Après avoir évoqué les difficultés de l'entretien du littoral, M. Charles Revet s'est inquiété de la Société nationale de sauvetage en mer (SNSM).

M. Pierre-Yvon Trémel s'est d'abord interrogé sur l'effectif des marins bénéficiant des dispositifs sociaux. Il s'est ensuite demandé si les crédits " recherche " dans le domaine de la mer figuraient dans le budget de la mer. Il a souhaité, enfin, connaître lui aussi les moyens mis à la disposition de la SNSM.

M. André Ferrand s'est félicité, à son tour, du travail des écoles maritimes avant de plaider pour une politique de " reconquête commerciale " de la part de nos ports maritimes. Il a souligné à cet égard que le port d'Anvers se considérait comme le premier " port maritime français " et insisté sur le développement nécessaire des infrastructures.

M. Michel Teston a fait observer que la " santé " de nos ports maritimes était liée à la qualité des dessertes routières et ferroviaires. Il a ensuite rappelé que la SNCF avait mis en place des " corridors de fret " européens entre les ports de la côte normande et le Sud-Est.

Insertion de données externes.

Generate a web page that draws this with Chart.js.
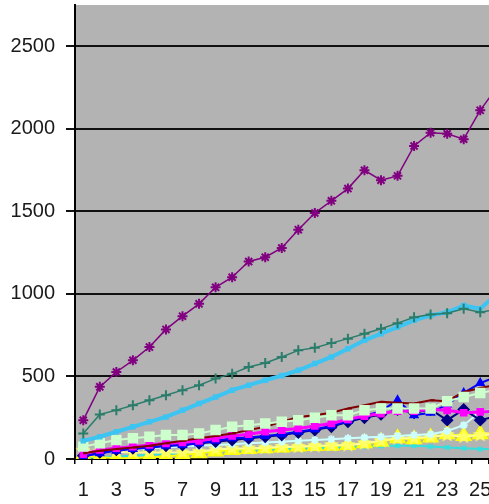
<!DOCTYPE html>
<html>
<head>
<meta charset="utf-8">
<script src="https://cdn.jsdelivr.net/npm/chart.js@4.4.1/dist/chart.umd.min.js"></script>
<style>
  html, body { margin: 0; padding: 0; background: #fff; overflow: hidden; }
  canvas { display: block; }
</style>
</head>
<body>
<canvas id="chart" width="489" height="504"></canvas>
<script>
// Categories (1..26), x window and y-axis tick values
const categories = [1, 2, 3, 4, 5, 6, 7, 8, 9, 10, 11, 12, 13, 14, 15, 16, 17, 18, 19, 20, 21, 22, 23, 24, 25, 26];
const xRange = [0.5, 25.53];
const yTickValues = [0, 500, 1000, 1500, 2000, 2500];

// Series values
const navy      = [20, 40, 55, 65, 70, 80, 85, 95, 105, 115, 125, 135, 145, 160, 175, 195, 225, 250, 270, 300, 280, 300, 235, 300, 235, 260];
const magenta   = [30, 55, 65, 75, 85, 95, 100, 110, 125, 140, 150, 165, 175, 185, 200, 215, 240, 260, 275, 290, 290, 300, 295, 280, 285, 290];
const yellow    = [20, 10, 5, 5, 10, 15, 25, 35, 45, 55, 60, 65, 70, 75, 78, 80, 85, 95, 105, 125, 120, 130, 150, 140, 150, 160];
const cyan      = [5, 10, 15, 20, 25, 30, 35, 40, 45, 50, 55, 58, 60, 62, 65, 68, 70, 75, 78, 80, 80, 75, 70, 65, 60, 60];
const purple    = [235, 437, 527, 598, 678, 785, 865, 940, 1040, 1101, 1196, 1222, 1278, 1389, 1490, 1564, 1638, 1749, 1689, 1715, 1896, 1976, 1970, 1937, 2112, 2250];
const maroon    = [35, 50, 60, 70, 80, 95, 110, 125, 140, 155, 175, 195, 225, 255, 265, 280, 306, 326, 346, 340, 336, 356, 350, 406, 430, 450];
const teal      = [155, 270, 296, 326, 356, 386, 417, 447, 487, 517, 557, 582, 618, 658, 674, 702, 729, 759, 789, 823, 859, 875, 883, 910, 889, 905];
const blue      = [15, 35, 50, 60, 70, 80, 85, 95, 110, 125, 130, 140, 150, 165, 180, 200, 230, 260, 290, 356, 265, 280, 330, 400, 460, 500];
const skyBlue   = [110, 135, 165, 195, 225, 255, 295, 336, 375, 417, 447, 477, 505, 537, 578, 618, 668, 719, 759, 799, 840, 870, 889, 930, 910, 1000];
const paleCyan  = [40, 50, 55, 60, 65, 70, 75, 80, 85, 90, 95, 100, 105, 110, 115, 120, 125, 130, 135, 140, 145, 150, 170, 205, 286, 300];
const paleGreen = [75, 95, 115, 125, 135, 145, 145, 155, 175, 195, 205, 215, 225, 235, 250, 265, 265, 296, 306, 306, 306, 306, 350, 376, 400, 420];
const paleYellow= [50, 45, 42, 40, 40, 40, 40, 44, 58, 64, 64, 68, 74, 74, 78, 84, 84, 95, 110, 125, 125, 135, 145, 135, 145, 150];

// Axis ticks: category centres (labelled every other one) plus boundaries (tick marks)
const xTicks = [];
categories.forEach(c => { xTicks.push(c - 0.5, c); });

// Filled five-point star marker
function starMarker(color, r) {
  const c = document.createElement('canvas');
  c.width = c.height = 2 * r + 2;
  const g = c.getContext('2d');
  g.fillStyle = color;
  g.beginPath();
  for (let i = 0; i < 10; i++) {
    const a = -Math.PI / 2 + i * Math.PI / 5;
    const rr = i % 2 ? r * 0.45 : r;
    g.lineTo(r + 1 + rr * Math.cos(a), r + 1 + rr * Math.sin(a));
  }
  g.closePath();
  g.fill();
  return c;
}

function series(label, values, color, style, radius, width) {
  return {
    label,
    data: values.map((v, i) => ({ x: categories[i], y: v })),
    borderColor: color,
    backgroundColor: color,
    borderWidth: width,
    pointStyle: style,
    pointRadius: radius,
    pointBorderColor: color,
    pointBackgroundColor: color,
    pointBorderWidth: 2,
    tension: 0
  };
}

// Grey plot area fill
const plotBackground = {
  id: 'plotBackground',
  beforeDraw(chart) {
    const { ctx, chartArea: a } = chart;
    ctx.save();
    ctx.fillStyle = '#b3b3b3';
    ctx.fillRect(a.left, a.top, a.right - a.left, a.bottom - a.top);
    ctx.restore();
  }
};

const font = { family: "'Liberation Sans', Arial, sans-serif", size: 20 };
const isBoundary = v => Math.abs(v - Math.round(v)) > 0.25;

new Chart(document.getElementById('chart'), {
  type: 'line',
  data: {
    datasets: [
      series('5', purple, '#800080', 'star', 5, 1.5),
      series('7', teal, '#2b7d6b', 'cross', 5, 1.5),
      series('9', skyBlue, '#3cc4f2', 'rect', 2.5, 4),
      series('11', paleGreen, '#ccffcc', 'rect', 6, 2),
      series('6', maroon, '#800000', 'dash', 4, 2),
      series('2', magenta, '#ff00ff', 'rect', 4, 3),
      series('8', blue, '#0000ff', 'triangle', 4, 2),
      series('1', navy, '#000080', 'rectRot', 5, 2),
      series('10', paleCyan, '#ccffff', 'star', 4, 2),
      series('12', paleYellow, '#ffff99', starMarker('#ffff66', 8), 8, 2),
      series('3', yellow, '#ffff00', 'triangle', 8, 2),
      series('4', cyan, '#33e0e0', 'crossRot', 3, 2)
    ]
  },
  options: {
    responsive: false,
    devicePixelRatio: 1,
    animation: false,
    layout: { autoPadding: false, padding: { top: 5, left: 0, right: 0, bottom: 0 } },
    plugins: { legend: { display: false }, tooltip: { enabled: false } },
    scales: {
      x: {
        type: 'linear',
        min: xRange[0], max: xRange[1],
        afterBuildTicks(scale) { scale.ticks = xTicks.filter(v => v <= xRange[1]).map(v => ({ value: v })); },
        grid: {
          drawOnChartArea: false, drawTicks: true, tickLength: 5, lineWidth: 1.5,
          tickColor: ctx => (ctx.tick && isBoundary(ctx.tick.value)) ? '#000' : 'rgba(0,0,0,0)'
        },
        border: { color: '#000', width: 2 },
        ticks: {
          autoSkip: false, maxRotation: 0, minRotation: 0, padding: 14,
          color: '#1a1a1a', font,
          callback: v => (!isBoundary(v) && Math.round(v) % 2 === 1) ? String(Math.round(v)) : ''
        },
        afterFit(scale) { scale.height = 45; scale.paddingLeft = 0; scale.paddingRight = 0; }
      },
      y: {
        min: 0, max: 2750,
        ticks: { stepSize: 500, padding: 11, color: '#1a1a1a', font, callback: v => String(v) },
        afterBuildTicks(scale) { scale.ticks = yTickValues.map(v => ({ value: v })); },
        grid: { color: '#111', lineWidth: 2, tickLength: 9 },
        border: { color: '#000', width: 2 },
        afterFit(scale) { scale.width = 75; scale.paddingTop = 0; scale.paddingBottom = 0; }
      }
    }
  },
  plugins: [plotBackground]
});
</script>
</body>
</html>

En réponse aux intervenants, Mme Anne Heinis, rapporteur pour avis, a notamment déclaré:

- que la qualité des services portuaires expliquait, en grande partie, le succès des ports de Rotterdam et d'Anvers qui -a-t-elle rappelé- accueillent chaque année 10 millions de conteneurs (contre 1 million au Havre) ;

- que les dispositifs d'aide à la reconversion pouvaient parfois, comme le signale M. Jean Huchon, avoir des effets pervers ;

- que l'amélioration de la desserte des ports était un impératif majeur ;

- que la SNSM disposera, en 1999, de plus de 4 millions de francs au titre de la subvention d'entretien et de 9,7 millions de francs au titre de la subvention d'équipement, ces dotations étant, d'ailleurs, stables depuis trois ans. Par ailleurs, a-t-elle ajouté, la SNSM est venue en aide, en 1997, à 2.316 navires et à 7.498 personnes.

Enfin, sur proposition du rapporteur pour avis, la commission a décidé de s'en remettre à la sagesse du Sénat sur les crédits de la mer dans le projet de loi de finances pour 1999, les représentants du groupe socialiste se déclarant favorables à ce budget.